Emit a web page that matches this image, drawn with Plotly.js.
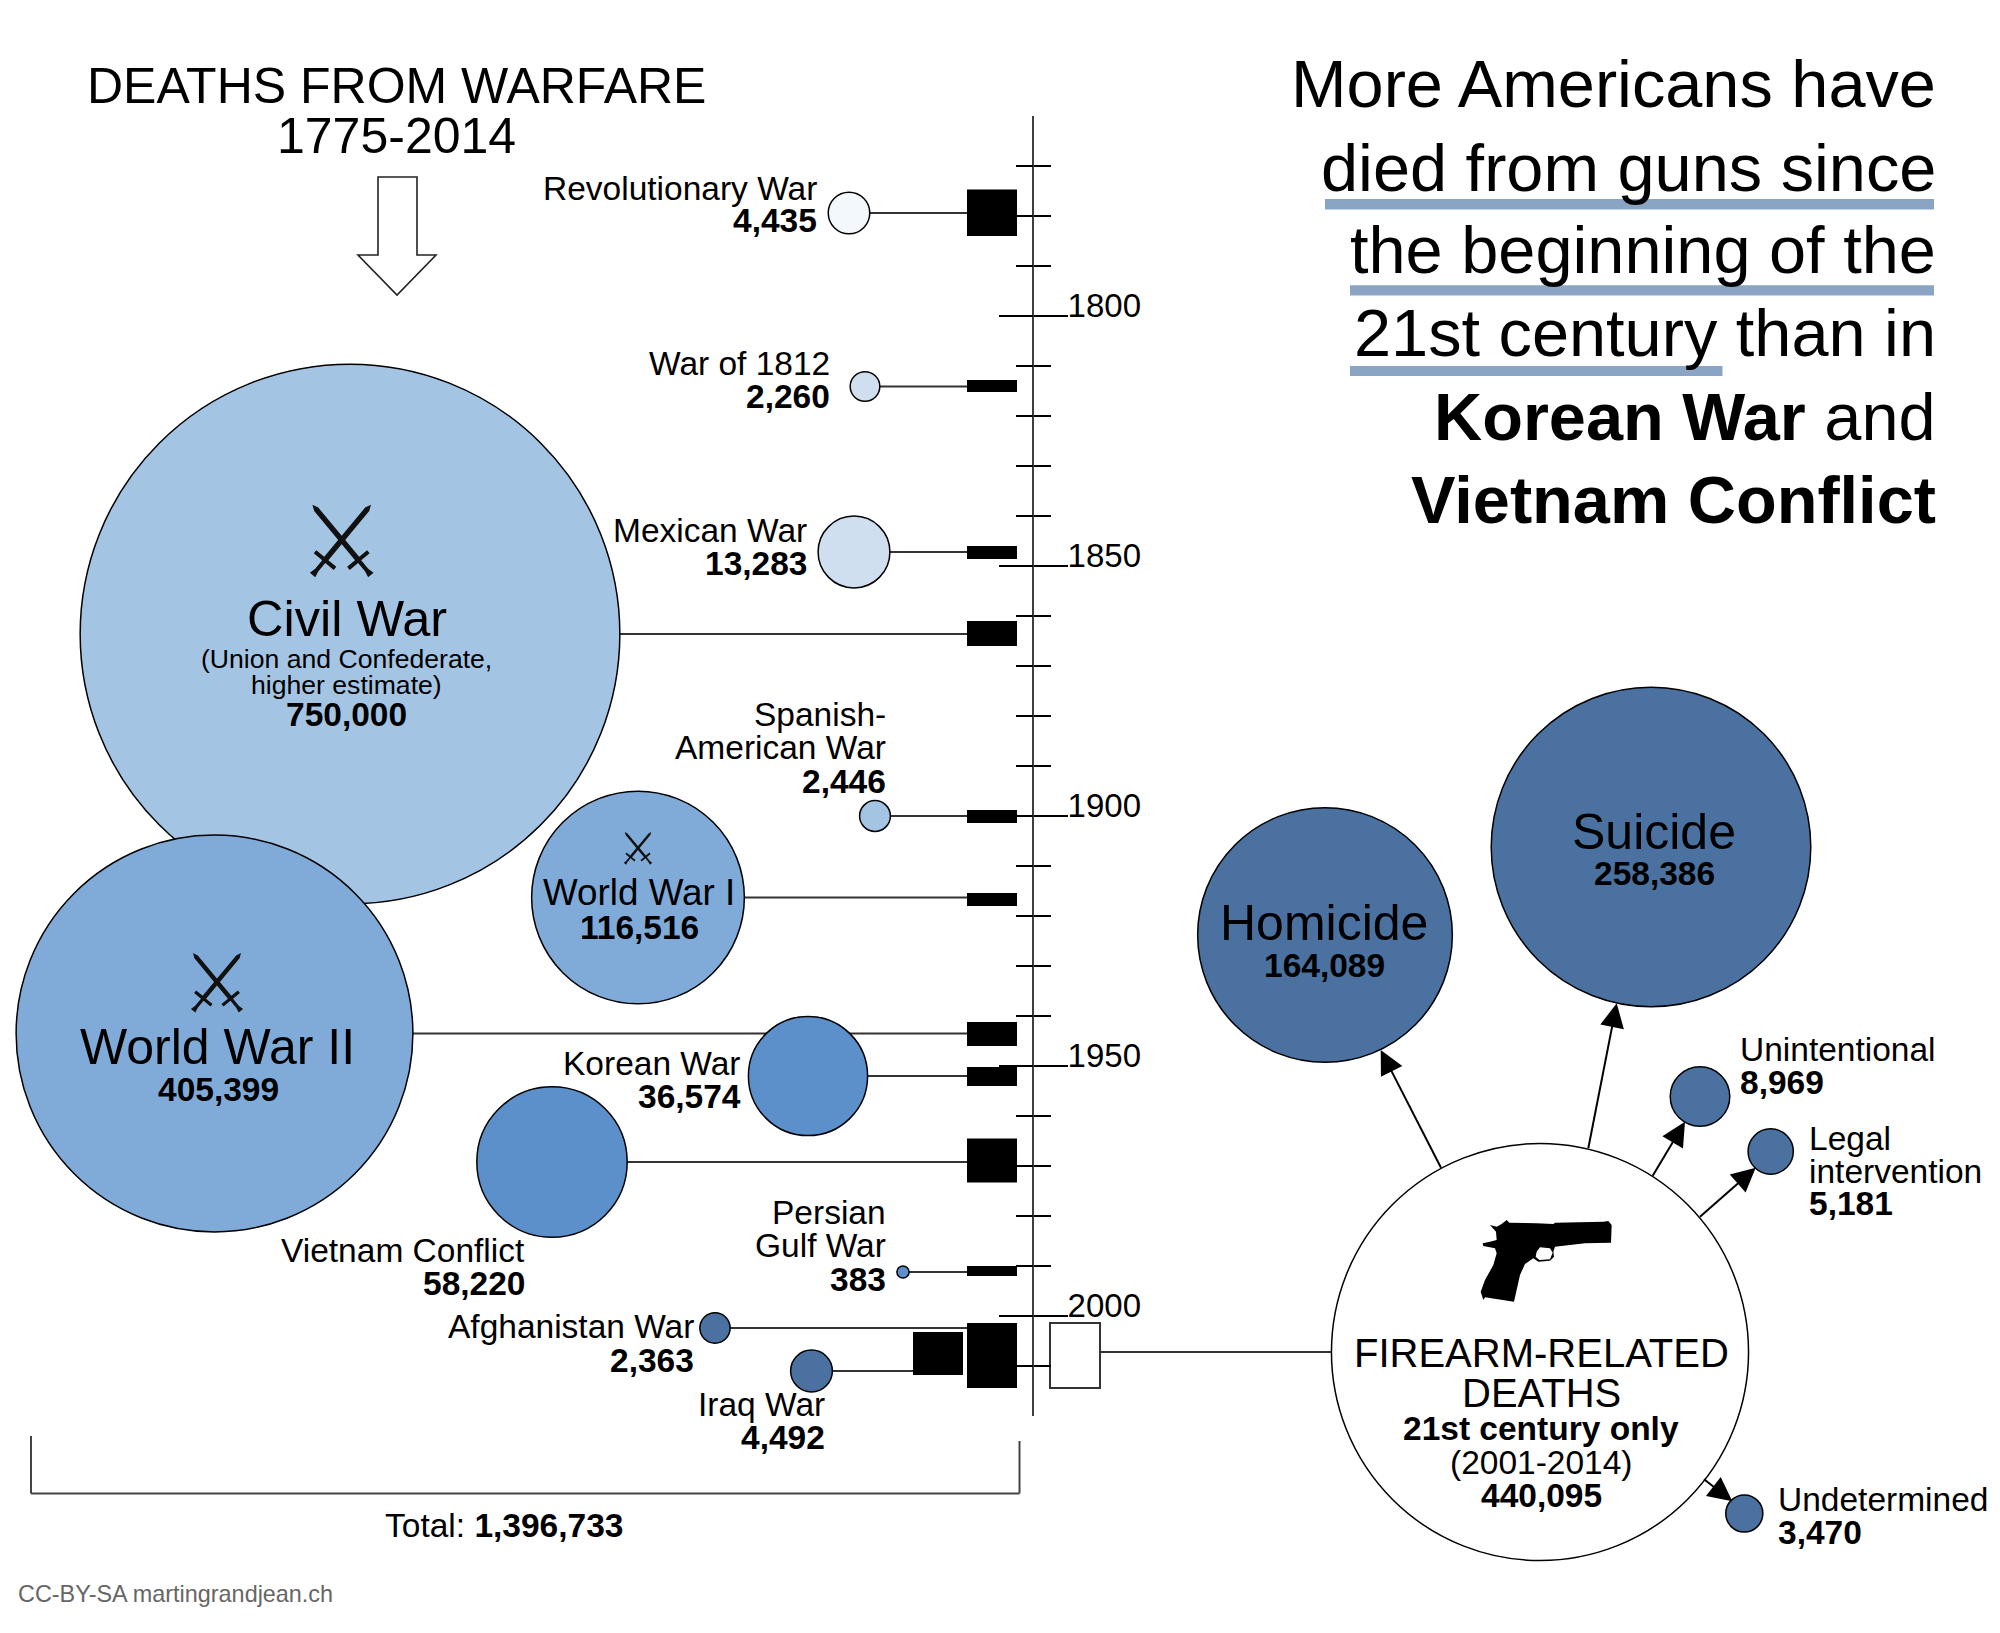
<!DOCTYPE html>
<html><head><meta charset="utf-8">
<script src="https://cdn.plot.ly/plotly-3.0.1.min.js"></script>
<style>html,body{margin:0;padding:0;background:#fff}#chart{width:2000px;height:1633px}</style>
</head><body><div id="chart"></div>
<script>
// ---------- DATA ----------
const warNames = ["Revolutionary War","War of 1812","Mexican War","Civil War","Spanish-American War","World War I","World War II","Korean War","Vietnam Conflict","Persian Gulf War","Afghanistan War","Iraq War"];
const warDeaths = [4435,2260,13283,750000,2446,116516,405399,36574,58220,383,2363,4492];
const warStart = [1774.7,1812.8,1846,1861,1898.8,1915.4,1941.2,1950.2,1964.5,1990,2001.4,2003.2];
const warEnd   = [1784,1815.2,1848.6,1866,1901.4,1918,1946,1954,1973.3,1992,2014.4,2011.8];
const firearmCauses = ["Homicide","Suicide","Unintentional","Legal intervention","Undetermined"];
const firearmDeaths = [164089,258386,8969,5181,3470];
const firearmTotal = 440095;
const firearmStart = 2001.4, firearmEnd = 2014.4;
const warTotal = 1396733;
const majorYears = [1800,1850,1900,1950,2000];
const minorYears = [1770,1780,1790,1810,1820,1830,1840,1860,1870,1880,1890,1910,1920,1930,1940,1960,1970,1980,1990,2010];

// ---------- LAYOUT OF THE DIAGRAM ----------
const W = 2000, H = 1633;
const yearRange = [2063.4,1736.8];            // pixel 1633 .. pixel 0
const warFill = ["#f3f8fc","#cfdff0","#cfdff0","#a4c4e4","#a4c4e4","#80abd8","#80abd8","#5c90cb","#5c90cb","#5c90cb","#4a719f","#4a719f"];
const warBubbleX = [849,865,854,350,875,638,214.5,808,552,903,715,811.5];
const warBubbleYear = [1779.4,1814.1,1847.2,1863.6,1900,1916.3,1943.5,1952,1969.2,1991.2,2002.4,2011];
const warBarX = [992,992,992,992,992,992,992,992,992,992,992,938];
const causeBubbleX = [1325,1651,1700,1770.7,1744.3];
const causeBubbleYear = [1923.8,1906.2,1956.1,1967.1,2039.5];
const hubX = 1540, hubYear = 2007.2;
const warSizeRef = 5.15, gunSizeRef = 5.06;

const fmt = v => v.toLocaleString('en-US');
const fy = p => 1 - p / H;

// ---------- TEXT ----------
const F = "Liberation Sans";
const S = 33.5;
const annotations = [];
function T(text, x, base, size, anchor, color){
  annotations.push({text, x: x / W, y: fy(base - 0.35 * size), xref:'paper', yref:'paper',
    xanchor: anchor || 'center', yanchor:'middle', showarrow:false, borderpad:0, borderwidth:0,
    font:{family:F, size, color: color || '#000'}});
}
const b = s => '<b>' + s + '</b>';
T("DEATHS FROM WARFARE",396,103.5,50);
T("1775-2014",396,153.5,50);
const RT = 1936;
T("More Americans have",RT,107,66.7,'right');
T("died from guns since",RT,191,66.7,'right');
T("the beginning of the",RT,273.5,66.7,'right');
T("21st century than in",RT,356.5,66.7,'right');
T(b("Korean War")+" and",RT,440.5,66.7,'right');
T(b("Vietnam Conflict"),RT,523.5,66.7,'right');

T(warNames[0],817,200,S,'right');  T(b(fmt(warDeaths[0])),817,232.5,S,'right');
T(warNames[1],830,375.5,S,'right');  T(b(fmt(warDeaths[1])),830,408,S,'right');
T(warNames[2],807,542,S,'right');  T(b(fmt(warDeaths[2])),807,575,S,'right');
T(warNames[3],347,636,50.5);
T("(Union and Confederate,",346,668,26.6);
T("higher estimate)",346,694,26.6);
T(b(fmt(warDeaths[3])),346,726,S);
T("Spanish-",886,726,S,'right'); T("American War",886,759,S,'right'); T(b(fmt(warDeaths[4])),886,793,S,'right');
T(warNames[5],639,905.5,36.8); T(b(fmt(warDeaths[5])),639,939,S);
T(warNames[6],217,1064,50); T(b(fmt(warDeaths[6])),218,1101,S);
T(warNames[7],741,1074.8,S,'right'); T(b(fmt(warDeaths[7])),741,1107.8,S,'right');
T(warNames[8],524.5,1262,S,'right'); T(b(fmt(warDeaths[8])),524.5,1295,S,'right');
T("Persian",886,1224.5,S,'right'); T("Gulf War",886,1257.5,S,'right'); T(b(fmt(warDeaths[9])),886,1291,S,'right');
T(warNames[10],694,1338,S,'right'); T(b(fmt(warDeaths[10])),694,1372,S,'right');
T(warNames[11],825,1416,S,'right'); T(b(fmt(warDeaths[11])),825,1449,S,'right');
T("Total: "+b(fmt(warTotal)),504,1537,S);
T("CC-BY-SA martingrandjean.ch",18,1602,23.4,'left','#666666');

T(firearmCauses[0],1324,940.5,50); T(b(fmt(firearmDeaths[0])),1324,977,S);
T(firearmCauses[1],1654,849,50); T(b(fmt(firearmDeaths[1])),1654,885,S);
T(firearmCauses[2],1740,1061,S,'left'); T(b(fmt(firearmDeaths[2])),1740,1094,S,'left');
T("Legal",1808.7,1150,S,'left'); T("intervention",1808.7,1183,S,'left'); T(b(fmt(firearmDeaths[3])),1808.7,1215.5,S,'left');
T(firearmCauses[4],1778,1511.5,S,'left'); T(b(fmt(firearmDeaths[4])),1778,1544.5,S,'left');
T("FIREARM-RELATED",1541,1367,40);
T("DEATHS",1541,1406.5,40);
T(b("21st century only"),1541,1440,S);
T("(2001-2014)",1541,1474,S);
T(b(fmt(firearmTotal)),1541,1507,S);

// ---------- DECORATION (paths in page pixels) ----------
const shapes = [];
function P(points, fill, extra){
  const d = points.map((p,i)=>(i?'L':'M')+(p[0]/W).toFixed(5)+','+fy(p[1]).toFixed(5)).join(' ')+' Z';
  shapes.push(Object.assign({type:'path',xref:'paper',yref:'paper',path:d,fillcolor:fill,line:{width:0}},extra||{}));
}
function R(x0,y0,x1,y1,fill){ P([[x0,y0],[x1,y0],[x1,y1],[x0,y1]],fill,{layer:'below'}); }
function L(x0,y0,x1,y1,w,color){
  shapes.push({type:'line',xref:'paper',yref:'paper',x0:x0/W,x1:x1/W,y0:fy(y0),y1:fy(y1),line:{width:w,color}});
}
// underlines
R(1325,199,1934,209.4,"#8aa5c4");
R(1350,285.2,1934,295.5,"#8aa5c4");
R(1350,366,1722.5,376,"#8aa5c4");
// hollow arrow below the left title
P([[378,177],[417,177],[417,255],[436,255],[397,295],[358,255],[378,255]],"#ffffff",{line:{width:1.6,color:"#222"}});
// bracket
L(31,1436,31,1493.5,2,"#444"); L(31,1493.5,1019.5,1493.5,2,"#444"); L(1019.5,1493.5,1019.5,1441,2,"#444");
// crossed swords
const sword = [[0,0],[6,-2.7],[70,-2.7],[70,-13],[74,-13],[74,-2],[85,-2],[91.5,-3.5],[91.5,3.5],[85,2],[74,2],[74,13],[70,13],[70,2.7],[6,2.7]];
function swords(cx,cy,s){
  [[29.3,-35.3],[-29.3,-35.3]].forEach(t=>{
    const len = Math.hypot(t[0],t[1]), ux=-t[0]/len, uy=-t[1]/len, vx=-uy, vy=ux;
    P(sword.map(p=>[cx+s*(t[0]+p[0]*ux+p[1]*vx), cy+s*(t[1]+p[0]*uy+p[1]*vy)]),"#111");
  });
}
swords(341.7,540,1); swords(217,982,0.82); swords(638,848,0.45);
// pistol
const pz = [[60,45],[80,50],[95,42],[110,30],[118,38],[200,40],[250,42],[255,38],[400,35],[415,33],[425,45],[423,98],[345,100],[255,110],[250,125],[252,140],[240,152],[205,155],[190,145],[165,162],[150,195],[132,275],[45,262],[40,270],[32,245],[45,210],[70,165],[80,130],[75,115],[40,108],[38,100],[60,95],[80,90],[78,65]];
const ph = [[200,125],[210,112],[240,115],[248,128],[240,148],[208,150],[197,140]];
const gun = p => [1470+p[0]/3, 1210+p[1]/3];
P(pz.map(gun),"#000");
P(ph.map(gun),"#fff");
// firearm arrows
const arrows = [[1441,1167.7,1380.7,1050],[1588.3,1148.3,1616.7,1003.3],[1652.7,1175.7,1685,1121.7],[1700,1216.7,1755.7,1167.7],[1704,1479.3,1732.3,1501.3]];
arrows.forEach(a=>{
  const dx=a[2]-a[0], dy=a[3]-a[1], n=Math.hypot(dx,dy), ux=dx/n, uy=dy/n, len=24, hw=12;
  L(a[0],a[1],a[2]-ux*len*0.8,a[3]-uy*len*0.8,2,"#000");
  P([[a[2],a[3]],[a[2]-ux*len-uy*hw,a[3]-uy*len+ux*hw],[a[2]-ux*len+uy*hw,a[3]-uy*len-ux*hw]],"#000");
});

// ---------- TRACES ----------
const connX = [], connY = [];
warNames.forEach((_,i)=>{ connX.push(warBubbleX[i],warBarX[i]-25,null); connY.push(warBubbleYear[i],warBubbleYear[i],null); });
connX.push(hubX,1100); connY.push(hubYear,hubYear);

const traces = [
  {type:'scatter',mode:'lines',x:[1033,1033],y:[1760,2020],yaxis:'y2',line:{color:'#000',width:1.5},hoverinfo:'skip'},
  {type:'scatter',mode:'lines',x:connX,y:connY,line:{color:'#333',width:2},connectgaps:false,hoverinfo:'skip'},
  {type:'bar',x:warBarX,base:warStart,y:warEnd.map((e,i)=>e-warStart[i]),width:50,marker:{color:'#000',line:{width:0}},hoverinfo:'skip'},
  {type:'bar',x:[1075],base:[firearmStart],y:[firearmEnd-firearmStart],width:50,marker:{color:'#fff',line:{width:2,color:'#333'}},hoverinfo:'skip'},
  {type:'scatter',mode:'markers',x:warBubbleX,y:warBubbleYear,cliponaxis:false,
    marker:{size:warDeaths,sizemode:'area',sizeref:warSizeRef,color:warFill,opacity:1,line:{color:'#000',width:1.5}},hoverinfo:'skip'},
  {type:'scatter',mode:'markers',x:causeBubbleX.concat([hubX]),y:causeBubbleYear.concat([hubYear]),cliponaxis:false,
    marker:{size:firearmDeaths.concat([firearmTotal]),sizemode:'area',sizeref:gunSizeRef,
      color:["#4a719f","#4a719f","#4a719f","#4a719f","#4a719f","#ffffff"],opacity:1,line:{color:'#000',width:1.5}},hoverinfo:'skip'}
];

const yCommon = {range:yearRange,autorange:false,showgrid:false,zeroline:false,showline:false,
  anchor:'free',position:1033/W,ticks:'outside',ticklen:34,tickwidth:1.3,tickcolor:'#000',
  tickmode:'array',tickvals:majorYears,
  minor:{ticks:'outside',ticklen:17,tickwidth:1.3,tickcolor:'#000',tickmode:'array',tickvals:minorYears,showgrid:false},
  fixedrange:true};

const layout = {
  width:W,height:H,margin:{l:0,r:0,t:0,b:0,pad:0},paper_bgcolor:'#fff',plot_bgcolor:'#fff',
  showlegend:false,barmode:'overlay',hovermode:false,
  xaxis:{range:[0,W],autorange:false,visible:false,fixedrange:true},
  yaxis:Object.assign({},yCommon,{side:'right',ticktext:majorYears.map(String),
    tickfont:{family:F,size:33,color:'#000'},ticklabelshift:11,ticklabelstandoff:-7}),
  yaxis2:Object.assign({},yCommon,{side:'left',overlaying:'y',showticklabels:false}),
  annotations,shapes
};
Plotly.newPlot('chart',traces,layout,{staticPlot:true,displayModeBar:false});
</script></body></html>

|---|

**Exercise**
Return only the number of lines in the data that contain "page".

**Full solution**
2